In undertaking this venture, Massachusetts turned to the model it had followed to attract recruits for provincial regiments during the French and Indian War. When the Massachusetts government appointed a regimental colonel to serve in the French and Indian War, he was given a packet of blank commissions for officers that he could dispense as he saw fit. Often, commissions would be contingent upon the prospective officers’ success in recruiting men. To secure enlistments of private soldiers, junior officers often made arrangements with prospective non-commissioned officers, promising posts as sergeants or corporals in return for their assistance in recruiting drives. While many recruiters operated within the confines of their own minute man or militia regiment that fought on April 19th, recruiters were also authorized to beat their drums anywhere in the province to enlist volunteers. Local militia officers were prohibited from interfering with beating orders and required to muster their companies and assist the colonel and his prospective officers with the drafting of recruits.

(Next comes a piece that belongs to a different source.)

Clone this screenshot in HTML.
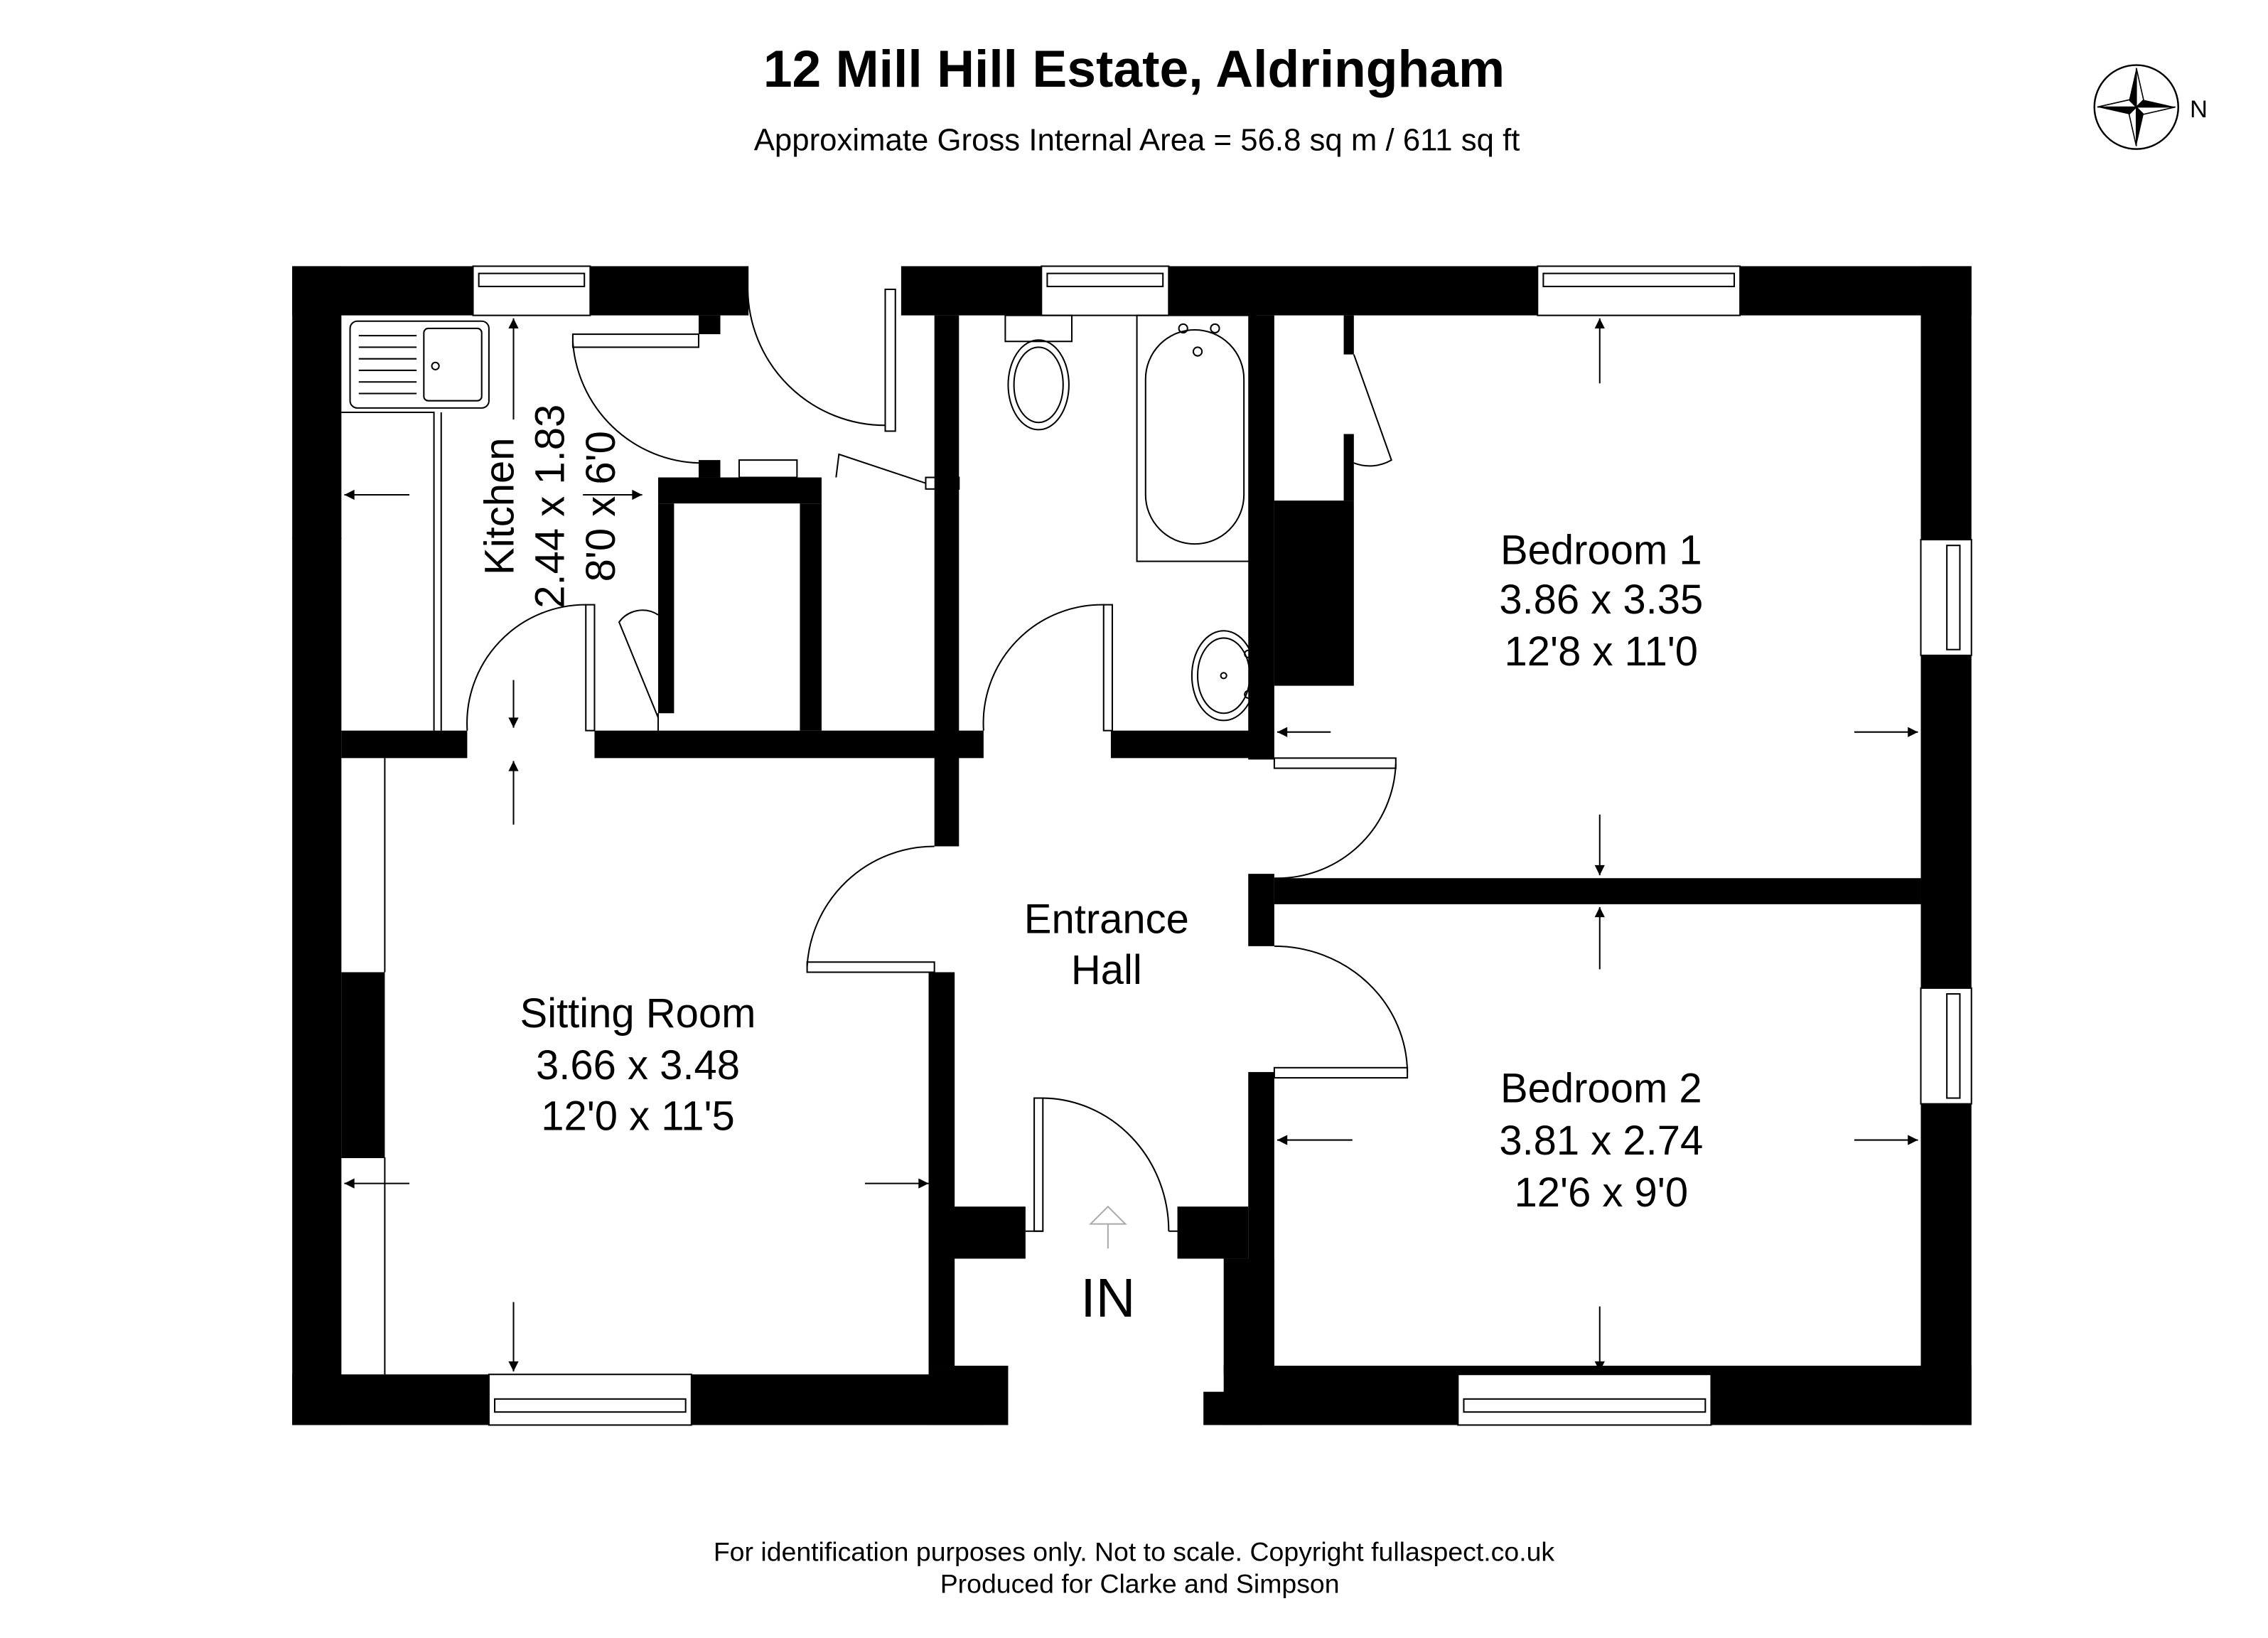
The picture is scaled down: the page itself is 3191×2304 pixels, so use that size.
<!DOCTYPE html>
<html><head><meta charset="utf-8"><style>html,body{margin:0;padding:0;background:#fff}svg{display:block}</style></head>
<body>
<svg width="3191" height="2304" viewBox="0 0 1568 1132.2" xmlns="http://www.w3.org/2000/svg" font-family="Liberation Sans, Arial, sans-serif">
<defs>
<marker id="ah" viewBox="0 0 10 10" refX="10" refY="5" markerWidth="14" markerHeight="7" markerUnits="userSpaceOnUse" orient="auto"><path d="M0,0 L10,5 L0,10 z" fill="#000"/></marker>
</defs>
<text x="784" y="60" text-anchor="middle" font-size="36" font-weight="bold">12 Mill Hill Estate, Aldringham</text>
<text x="786" y="104" text-anchor="middle" font-size="21.5">Approximate Gross Internal Area = 56.8 sq m / 611 sq ft</text>
<!-- compass -->
<g transform="translate(1477,74)">
<circle r="29" fill="none" stroke="#000" stroke-width="1.2"/>
<path d="M0,-27 L5,-5 L27,0 L5,5 L0,27 L-5,5 L-27,0 L-5,-5 z" fill="#000"/>
<path d="M0,-27 L5,-5 L0,0 z M27,0 L5,5 L0,0 z M0,27 L-5,5 L0,0 z M-27,0 L-5,-5 L0,0z" fill="#fff" stroke="#000" stroke-width="0.8"/>
</g>
<text x="1514" y="81" font-size="17">N</text>
<text x="784" y="1079" text-anchor="middle" font-size="18.4">For identification purposes only. Not to scale. Copyright fullaspect.co.uk</text>
<text x="788" y="1101" text-anchor="middle" font-size="18.4">Produced for Clarke and Simpson</text>

<g fill="#000">
<rect x="202" y="184" width="315" height="34"/>
<rect x="623" y="184" width="740" height="34"/>
<rect x="202" y="184" width="34" height="801"/>
<rect x="236" y="672" width="30" height="128"/>
<rect x="1328" y="184" width="35" height="801"/>
<rect x="202" y="950" width="478" height="35"/>
<rect x="642" y="944" width="55" height="41"/>
<rect x="846" y="944" width="517" height="41"/>
<rect x="832" y="962" width="40" height="23"/>
<rect x="236" y="505" width="87" height="19"/>
<rect x="411" y="505" width="269" height="19"/>
<rect x="483" y="218" width="15" height="13"/>
<rect x="483" y="318" width="15" height="12"/>
<rect x="455" y="330" width="113" height="18"/>
<rect x="455" y="348" width="11" height="145"/>
<rect x="553" y="348" width="15" height="157"/>
<rect x="646" y="218" width="17" height="367"/>
<rect x="642" y="672" width="18" height="272"/>
<rect x="642" y="834" width="67" height="36"/>
<rect x="768" y="505" width="100" height="19"/>
<rect x="863" y="218" width="18" height="307"/>
<rect x="881" y="346" width="55" height="128"/>
<rect x="929" y="218" width="7" height="27"/>
<rect x="929" y="300" width="7" height="46"/>
<rect x="863" y="604" width="18" height="50"/>
<rect x="881" y="607" width="447" height="18"/>
<rect x="863" y="741" width="18" height="203"/>
<rect x="814" y="834" width="49" height="36"/>
<rect x="846" y="870" width="35" height="80"/>
</g>
<g fill="#fff" stroke="#000" stroke-width="1">
<rect x="327" y="184" width="81" height="34"/><rect x="331" y="189" width="73" height="9"/>
<rect x="720" y="184" width="88" height="34"/><rect x="724" y="189" width="80" height="9"/>
<rect x="1063" y="184" width="140" height="34"/><rect x="1067" y="189" width="132" height="9"/>
<rect x="338" y="950" width="140" height="35"/><rect x="342" y="967" width="132" height="9"/>
<rect x="1008" y="950" width="175" height="35"/><rect x="1012" y="967" width="167" height="9"/>
<rect x="1328" y="373" width="35" height="80"/><rect x="1346" y="377" width="9" height="72"/>
<rect x="1328" y="683" width="35" height="80"/><rect x="1346" y="687" width="9" height="72"/>
</g>
<g fill="none" stroke="#000" stroke-width="1">
<path d="M236,372 L202,372"/>
<path d="M236,285 L300,285 L300,505"/>
<rect x="242" y="222" width="96" height="60" rx="5"/>
<rect x="293" y="227" width="40" height="50" rx="3"/>
<path d="M248,232h40M248,240h40M248,248h40M248,256h40M248,264h40M248,272h40"/>
<circle cx="301" cy="253" r="2.5"/>
<path d="M305,285 L305,505"/>
<rect x="396" y="231" width="87" height="9"/>
<path d="M396,236 A90,90 0 0 0 483,320"/>
<path d="M517,184 L517,218 M517,200 A95,95 0 0 0 612,294"/>
<rect x="612" y="200" width="7" height="98"/>
<rect x="511" y="318" width="40" height="12"/>
<path d="M578,330 L580,314 L640,334"/>
<rect x="640" y="330" width="23" height="8"/>
<rect x="405" y="418" width="6" height="87"/>
<path d="M405,418 A82,82 0 0 0 323,505"/>
<path d="M455,493 L455,505 M455,496 L428,430 A20,20 0 0 1 455,425"/>
<rect x="695" y="218" width="46" height="18"/>
<ellipse cx="718" cy="266" rx="21" ry="31"/><ellipse cx="718" cy="266" rx="17" ry="26"/>
<rect x="786" y="218" width="82" height="170"/>
<rect x="792" y="228" width="68" height="148" rx="34"/>
<circle cx="818" cy="227" r="3"/><circle cx="840" cy="227" r="3"/><circle cx="828" cy="243" r="3"/>
<ellipse cx="846" cy="467" rx="22" ry="31"/><ellipse cx="846" cy="467" rx="18" ry="26"/>
<circle cx="846" cy="467" r="2"/><circle cx="863" cy="452" r="2.5"/><circle cx="863" cy="480" r="2.5"/>
<rect x="763" y="418" width="6" height="87"/>
<path d="M763,418 A82,82 0 0 0 680,505"/>
<path d="M936,245 L962,318 A30,30 0 0 1 936,320"/>
<rect x="881" y="524" width="84" height="7"/>
<path d="M965,528 A82,82 0 0 1 881,607"/>
<rect x="558" y="665" width="88" height="7"/>
<path d="M558,668 A88,88 0 0 1 646,585"/>
<rect x="881" y="738" width="92" height="7"/>
<path d="M881,654 A92,88 0 0 1 973,741"/>
<rect x="715" y="759" width="6" height="92"/>
<path d="M721,759 A88,92 0 0 1 808,851"/>
<path d="M709,851h12 M808,851h6"/>
<path d="M266,524 L266,672 M266,800 L266,950 M236,800h30"/>
</g>
<path d="M766,863 L766,846 L754,846 L766,834 L778,846 L766,846" fill="none" stroke="#aaa" stroke-width="1"/>
<text x="766" y="910" text-anchor="middle" font-size="38">IN</text>
<g stroke="#000" stroke-width="1" fill="none" marker-end="url(#ah)">
<path d="M355,290 L355,220"/>
<path d="M283,342 L238,342"/>
<path d="M403,342 L444,342"/>
<path d="M355,470 L355,503"/>
<path d="M355,570 L355,526"/>
<path d="M283,818 L238,818"/>
<path d="M598,818 L642,818"/>
<path d="M355,900 L355,948"/>
<path d="M1106,265 L1106,220"/>
<path d="M920,506 L883,506"/>
<path d="M1282,506 L1326,506"/>
<path d="M1106,563 L1106,605"/>
<path d="M1106,670 L1106,627"/>
<path d="M935,788 L883,788"/>
<path d="M1282,788 L1326,788"/>
<path d="M1106,903 L1106,948"/>
</g>
<g font-size="28.5" text-anchor="middle">
<text x="1107" y="390">Bedroom 1</text><text x="1107" y="424">3.86 x 3.35</text><text x="1107" y="460">12'8 x 11'0</text>
<text x="1107" y="762">Bedroom 2</text><text x="1107" y="798">3.81 x 2.74</text><text x="1107" y="834">12'6 x 9'0</text>
<text x="441" y="710">Sitting Room</text><text x="441" y="746">3.66 x 3.48</text><text x="441" y="781">12'0 x 11'5</text>
<text x="765" y="645">Entrance</text><text x="765" y="680">Hall</text>
<g transform="translate(382,350) rotate(-90)"><text x="0" y="-27">Kitchen</text><text x="0" y="8">2.44 x 1.83</text><text x="0" y="43">8'0 x 6'0</text></g>
</g>
</svg>
</body></html>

For example, between May 4 and May 8, 1775, recruiters arrived in Lexington. Over the next four days, twenty men from Lexington enlisted in a company commanded by Woburn’s John Wood. The company was to be part of Colonel Samuel Gerrish’s Regiment. In exchange for his enlistment, which was to expire at the end of December 1775, each man was paid £5 and promised a bounty of a coat. 



After the regiments were raised and certified, they were adopted into the Massachusetts Grand Army and assigned regimental numbers. It appears that the regiments were assigned regimental numbers based upon the “rank or age of the counties” from which they were raised. As a result, the regimental numbering of the Massachusetts Grand Army appears to be as followed during the early months of the Siege of Boston:


Regiment
Numerical Assignment
Date Certified
Regimental Strength at Certification
Samuel Gerrish’s Regiment
25
May 19, 1775
421
Ebenezer Learned’s Regiment
14
May 19, 1775
N/A
Joseph Read’s Regiment
6
May 20, 1775
N/A
James Scammon’s Regiment
13
May 24, 1775
396
John Thomas’ Regiment
2
May 26, 1775
N/A
Artemus Ward’s Regiment
1
May 26, 1775
449
Thomas Gardner’s Regiment
15
May 26, 1775
425
John Patterson’s Regiment
12
May 26, 1775
422
William Prescott’s Regiment
9
May 26, 1775
456
Theophilus Cotton’s Regiment
4
May 26, 1775
N/A
Ebenezer Bridge’s Regiment
11
May 26, 1775
315
Asa Whitcomb’s Regiment
5
May 26, 1775
470
James Frye’s Regiment
10
May 26, 1775
493
Ephraim Doolittle’s Regiment
18
May 26, 1775
308
Timothy Walker’s Regiment
3
May 26, 1775
N/A
Timothy Danielson’s Regiment
8
May 26, 1775
N/A
John Mansfield’s Regiment
7
May 27, 1775
345
John Fellows’ Regiment
17
May 29, 1775
N/A
John Nixon’s Regiment
16
June 2, 1775
224


John Glover’s Regiment
23
June 7, 1775
N/A
William Heath’s Regiment
21
June 14, 1775
N/A
David Brewer’s Regiment
20
June 17, 1775
N/A
Jonathan Brewer’s Regiment
19
June 17, 1775
318
Benjamin Woodbridge’s Regiment
22
N/A but likely certified after the Battle of Bunker Hill
242
Moses Little’s Regiment
24
N/A but likely certified after the Battle of Bunker Hill
400
Richard Gridley’s Regiment
Artillery, no regimental number assigned
N/A but likely certified after the Battle of Bunker Hill
370

Following General Washington’s assumption of command, the Commander in Chief made it quite clear that his mission was to turn the various forces assembled around Boston into a unified army. On July 22, 1775, Washington attempted to impose a more rational organizational structure by issuing orders dividing the American army into three divisions of six brigades each. As a result, most of the Massachusetts Grand Army regiments were renumbered to reflect this change.